Strategy 4: Demand Management

Buyers are increasingly focusing their attention on the origin of cost, addressing the issue of managing demand, or spend for the various products and services used throughout the organization.

This rather obvious strategy makes total sense. For example, if the buyer can curtail demand for new software licenses in the organization by 10%, that is going to deliver up to 10 times more than a 10% reduction in software license costs from the supplier (which incidentally will be sought anyhow).

The starting point of demand management is spend analytics – the process of exposing what the organization spends, how and where (and more importantly how this can be reduced).

The seller can play a role in helping the buyer in respect of profiling, understanding and managing demand, often without suffering any margin, or revenue reduction. For example, ‘we received 30 individual orders in the past 6 weeks from various departments in the buying organization… If we combined orders into weekly delivery schedules that could reduce transport costs by 30%, while also preventing ‘impulse orders’.

How can you help the buying organization to curtail unnecessary spending, or waste in your area?

Strategy 5: Consolidation / Aggregation Of Purchases

The first port of call after the analysis of spend is typically the consolidation, or aggregation of purchases. This may involve any, or all of the following:

– Getting managers, departments and business units to pool their orders to generate bulk discounts
– Framework agreements with selected vendors (covering more items for a longer period)
– Reducing supplier numbers, with preferred and approved vendor lists
– SKU (Stock Keeping Unit) consolidation – reducing the number of individual/unique items purchased (e.g. “we purchase 18 different types of ball bearings, lets reduce that to 6”).
– Specification reduction – where specifications are simplified or reduced so as to open up new / cheaper sourcing options.
– Category management – that is the focus on particular spend pools , or categories of purchases.

How can you help the buying organization to consolidate, categorize, or aggregate what they spend in your area?

This strategy can present both opportunities and challenges for the supplier. However, as it is an obvious and almost inevitable step in many buying organizations, the supplier who proactively engages with it can become more embedded.

Strategy 6: Re-engineering the supply chain

Procurement is increasingly the focus of strategic, or joined up thinking that sees buying in the context of the total supply chain with its multiplicity of inputs and outputs, customers, suppliers and partners. That means procurement is looking for economies and efficiencies in new areas.

The focus has shifted to total supply chain efficiency and in particular to leveraging supplier partner innovation in getting their product/service into the hands of the customer. It has also shifted to the suppliers of your suppliers (e.g. raw materials) in terms of seeking cost reduction.

How can you help the buyer to optimize their supply chain efficiency – from raw materials, or inputs to outputs, or finished products provided to their end customers?

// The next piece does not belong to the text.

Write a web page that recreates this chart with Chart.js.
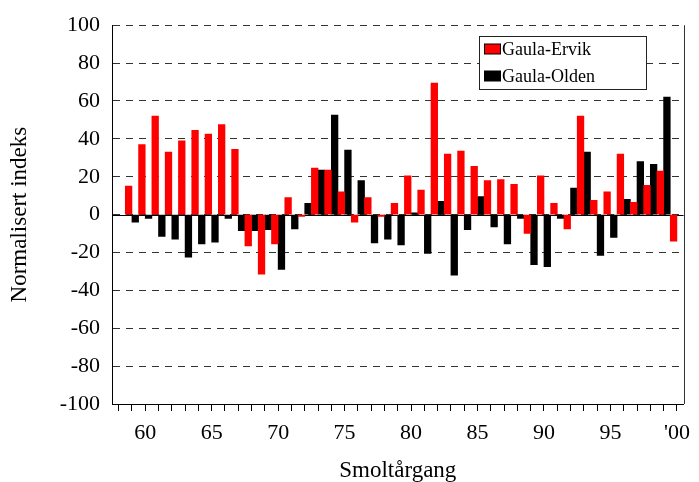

When buyers see their business as a supply chain, they quickly begin to see that certain steps in the supply chain could be done by others. That may mean outsourcing the procurement of particular products, or categories, or it maybe the outsourcing of stages/steps within the supply chain.

In a world where the biggest one time manufacturers don’t own factories, or fleets of delivery vehicles, but instead manage supply chains what matters is the end to end performance of the business (or supply chain), not who owns the various pieces in between. With companies focusing on core competence, the trend is towards outsourcing everything else and that presents opportunities for suppliers to become strategic partners.

As buyers are regularly reminded the issue of outsourcing requires asking not ‘Who is best to do it?’, but ‘Who is best at doing it?’ This of course can present opportunities as well as challenges for the supplier. Sellers need to see them selves not as suppliers, but as links in a supply chain. They need to adopt a full customer supply chain focus.

How can you help the buyer to outsource and thereby focus more on their core competence?